In order for the employer final offer to become ratified, CEC must obtain 50 % plus 1 vote support from among the ballots cast in the employer final offer vote.  There is no minimum number of votes required for the vote to be valid.  The majority of votes cast will determine the outcome.

No.  The vote is entirely by secret ballot and you will not be personally associated with the vote that you cast.
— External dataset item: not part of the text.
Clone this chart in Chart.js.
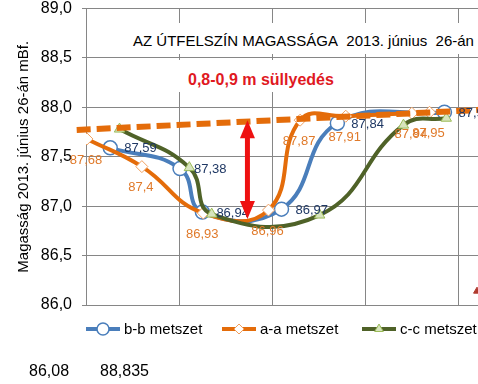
<!DOCTYPE html>
<html>
<head>
<meta charset="utf-8">
<script src="https://cdn.jsdelivr.net/npm/chart.js@4/dist/chart.umd.min.js"></script>
<style>
    html, body { margin: 0; padding: 0; background: #fff; overflow: hidden; width: 478px; height: 384px; }
    #wrap { position: relative; width: 560px; height: 384px; }
    #chart { position: absolute; left: 0; top: 0; }
    .box { position: absolute; background: #fff; white-space: nowrap; font-family: "Liberation Sans", Arial, sans-serif; }
</style>
</head>
<body>
<div id="wrap">
    <canvas id="chart" width="560" height="384"></canvas>
    <div class="box" style="left:125px; top:23px; width:420px; height:31px; line-height:36px; padding-left:8px; font-size:15px; color:#000;">AZ ÚTFELSZÍN MAGASSÁGA&nbsp; 2013. június&nbsp; 26-án</div>
    <div class="box" style="left:175px; top:60px; width:160px; height:32px; line-height:40px; padding-left:13px; font-size:16px; font-weight:bold; color:#E0191F;">0,8-0,9 m süllyedés</div>
    <div class="box" style="left:29px; top:362px; font-size:16px; color:#000;">86,08</div>
    <div class="box" style="left:100px; top:362px; font-size:16px; color:#000;">88,835</div>
</div>
<script>
    // Cross-section data (x = position along the road, y = surface height mBf.)
    const bbX = [0.26, 1.01, 1.25, 2.10, 2.70, 3.85];
    const bbY = [87.59, 87.38, 86.94, 86.97, 87.84, 87.95];

    const aaX = [0.01, 0.60, 1.26, 1.96, 2.30, 2.79, 3.50, 3.69];
    const aaY = [87.68, 87.40, 86.93, 86.96, 87.87, 87.91, 87.94, 87.95];

    const ccX = [0.36, 1.11, 1.35, 2.51, 3.41, 3.87];
    const ccY = [87.78, 87.39, 86.92, 86.91, 87.82, 87.89];

    // original road level (dashed)
    const origX = [-0.1, 5];
    const origY = [87.77, 88.01];

    // partially visible red marker at the right edge
    const redX = [4.2];
    const redY = [86.14];

    const seriesNames = ['b-b metszet', 'a-a metszet', 'c-c metszet'];
    const yTicks = [86.0, 86.5, 87.0, 87.5, 88.0, 88.5, 89.0];

    // settlement arrow (data coords)
    const sagArrow = { x: 1.734, from: 87.87, to: 86.87 };

    const pts = (xs, ys) => xs.map((x, i) => ({ x: x, y: ys[i] }));
    const fmt = v => String(v).replace('.', ',');
    const FONT = "'Liberation Sans', Arial, sans-serif";

    const BLUE = '#4A7EBB', ORANGE = '#E46C0A', GREEN = '#4F6228';

    // value labels next to the markers
    const labelPlugin = {
        id: 'valueLabels',
        afterDatasetsDraw(chart) {
            const ctx = chart.ctx;
            ctx.save();
            ctx.font = '13px ' + FONT;
            chart.data.datasets.forEach((ds, i) => {
                if (!ds.valueLabel) return;
                const meta = chart.getDatasetMeta(i);
                meta.data.forEach((el, j) => {
                    const v = ds.data[j].y;
                    ctx.fillStyle = ds.valueLabel.color;
                    if (ds.valueLabel.pos === 'right') {
                        ctx.textAlign = 'left';
                        ctx.textBaseline = 'middle';
                        ctx.fillText(fmt(v), el.x + 14, el.y + 1);
                    } else {
                        ctx.textAlign = 'center';
                        ctx.textBaseline = 'middle';
                        ctx.fillText(fmt(v), el.x - 1, el.y + 21);
                    }
                });
            });
            ctx.restore();
        }
    };

    // red double arrow showing the settlement
    const arrowPlugin = {
        id: 'sagArrow',
        afterDatasetsDraw(chart) {
            const ctx = chart.ctx;
            const xs = chart.scales.x, ys = chart.scales.y;
            const x = xs.getPixelForValue(sagArrow.x);
            const y1 = ys.getPixelForValue(sagArrow.from);
            const y2 = ys.getPixelForValue(sagArrow.to);
            const head = 18, hw = 7.5;
            ctx.save();
            ctx.fillStyle = '#EE1111';
            ctx.strokeStyle = '#EE1111';
            ctx.lineWidth = 5;
            ctx.beginPath();
            ctx.moveTo(x, y1 + head - 2);
            ctx.lineTo(x, y2 - head + 2);
            ctx.stroke();
            ctx.beginPath();
            ctx.moveTo(x, y1);
            ctx.lineTo(x - hw, y1 + head);
            ctx.lineTo(x + hw, y1 + head);
            ctx.closePath();
            ctx.fill();
            ctx.beginPath();
            ctx.moveTo(x, y2);
            ctx.lineTo(x - hw, y2 - head);
            ctx.lineTo(x + hw, y2 - head);
            ctx.closePath();
            ctx.fill();
            ctx.restore();
        }
    };

    // legend drawn by hand so it can start at the plot's left edge
    const legendPlugin = {
        id: 'sideLegend',
        afterDraw(chart) {
            const ctx = chart.ctx;
            const starts = [86, 222, 362];
            const y = 329;
            ctx.save();
            ctx.font = '15px ' + FONT;
            ctx.textBaseline = 'middle';
            ctx.textAlign = 'left';
            for (let i = 0; i < 3; i++) {
                const ds = chart.data.datasets.find(d => d.label === seriesNames[i]);
                const x0 = starts[i];
                ctx.strokeStyle = ds.borderColor;
                ctx.lineWidth = ds.borderWidth;
                ctx.beginPath();
                ctx.moveTo(x0, y);
                ctx.lineTo(x0 + 34, y);
                ctx.stroke();
                ctx.fillStyle = ds.pointBackgroundColor;
                ctx.strokeStyle = ds.pointBorderColor;
                ctx.lineWidth = ds.pointBorderWidth;
                Chart.helpers.drawPoint(ctx, {
                    pointStyle: ds.pointStyle, radius: ds.pointRadius - 1, rotation: 0, borderWidth: ds.pointBorderWidth
                }, x0 + 17, y);
                ctx.fillStyle = '#000';
                ctx.fillText(seriesNames[i], x0 + 38, y + 1);
            }
            ctx.restore();
        }
    };

    new Chart(document.getElementById('chart'), {
        type: 'scatter',
        data: {
            datasets: [
                {
                    label: 'eredeti szint',
                    data: pts(origX, origY),
                    showLine: true,
                    borderColor: ORANGE,
                    borderWidth: 6,
                    borderDash: [14, 6],
                    pointRadius: 0,
                    clip: false,
                    order: 0
                },
                {
                    label: 'piros',
                    data: pts(redX, redY),
                    pointStyle: 'triangle',
                    pointRadius: 4,
                    backgroundColor: '#B03A2E',
                    borderColor: '#B03A2E',
                    order: 1
                },
                {
                    label: seriesNames[2],
                    data: pts(ccX, ccY),
                    showLine: true,
                    tension: 0.45,
                    borderColor: GREEN,
                    borderWidth: 4,
                    pointStyle: 'triangle',
                    pointRadius: 6,
                    pointBackgroundColor: '#D7E4BD',
                    pointBorderColor: '#9BBB59',
                    pointBorderWidth: 1,
                    order: 2
                },
                {
                    label: seriesNames[1],
                    data: pts(aaX, aaY),
                    showLine: true,
                    tension: 0.45,
                    borderColor: ORANGE,
                    borderWidth: 4,
                    pointStyle: 'rectRot',
                    pointRadius: 6,
                    pointBackgroundColor: '#FFFFFF',
                    pointBorderColor: '#F0A060',
                    pointBorderWidth: 1,
                    valueLabel: { pos: 'below', color: '#E07A2A' },
                    order: 3
                },
                {
                    label: seriesNames[0],
                    data: pts(bbX, bbY),
                    showLine: true,
                    tension: 0.45,
                    borderColor: BLUE,
                    borderWidth: 4,
                    pointStyle: 'circle',
                    pointRadius: 7,
                    pointBackgroundColor: '#FFFFFF',
                    pointBorderColor: BLUE,
                    pointBorderWidth: 1.5,
                    valueLabel: { pos: 'right', color: '#1F3864' },
                    order: 4
                }
            ]
        },
        options: {
            responsive: false,
            animation: false,
            events: [],
            layout: { padding: { top: 5, right: 4, left: 0, bottom: 0 } },
            plugins: {
                legend: { display: false },
                tooltip: { enabled: false }
            },
            scales: {
                x: {
                    type: 'linear',
                    min: 0,
                    max: 5,
                    ticks: { display: false, stepSize: 1 },
                    grid: { color: '#868686', drawTicks: false },
                    border: { color: '#868686' },
                    afterFit: s => { s.height = 79; s.paddingLeft = 0; s.paddingRight = 0; }
                },
                y: {
                    min: 86,
                    max: 89,
                    afterBuildTicks: s => { s.ticks = yTicks.map(v => ({ value: v })); },
                    ticks: {
                        color: '#000',
                        font: { family: FONT, size: 16 },
                        padding: 10,
                        callback: v => v.toFixed(1).replace('.', ',')
                    },
                    grid: { color: '#868686', tickLength: 4 },
                    border: { color: '#868686' },
                    title: {
                        display: true,
                        text: 'Magasság 2013. június 26-án mBf.',
                        color: '#000',
                        font: { family: FONT, size: 15 },
                        padding: { top: 15, bottom: 0 }
                    },
                    afterFit: s => { s.width = 86; s.paddingTop = 0; s.paddingBottom = 0; }
                }
            }
        },
        plugins: [labelPlugin, arrowPlugin, legendPlugin]
    });
</script>
</body>
</html>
It is likely the vote results will become available on February 18, 2022

  • OPSEU may continue its work-to-rule, or escalate to a full walk-out strike without consulting with faculty again. The final offer vote is academic employees last opportunity to ensure there will be no escalation to the strike action.
  • If OPSEU chooses to escalate to a full walk-out strike, the upcoming provincial election could affect the length of that strike. And, if faculty are legislated back to work, we don’t know what form of arbitration the government may choose, and neither side knows the terms that an Arbitrator may impose.
  • There is nothing forced about this vote. Faculty are invited to respond to the offer and participate in the decision making of their bargaining unit. 
  • The OPSEU team has refused to moderate its demands, demands that the Colleges have said that they can never agree to. We believe that employees, faculty, should have the opportunity to consider the Colleges’ final offer before continuing or escalating strike action. 
  • The CEC is proud of its most recent offer. The CEC believes it addresses academic employees’ concerns in a reasonable and lawful way that promotes certainty in uncertain times for faculty, students, and the college system.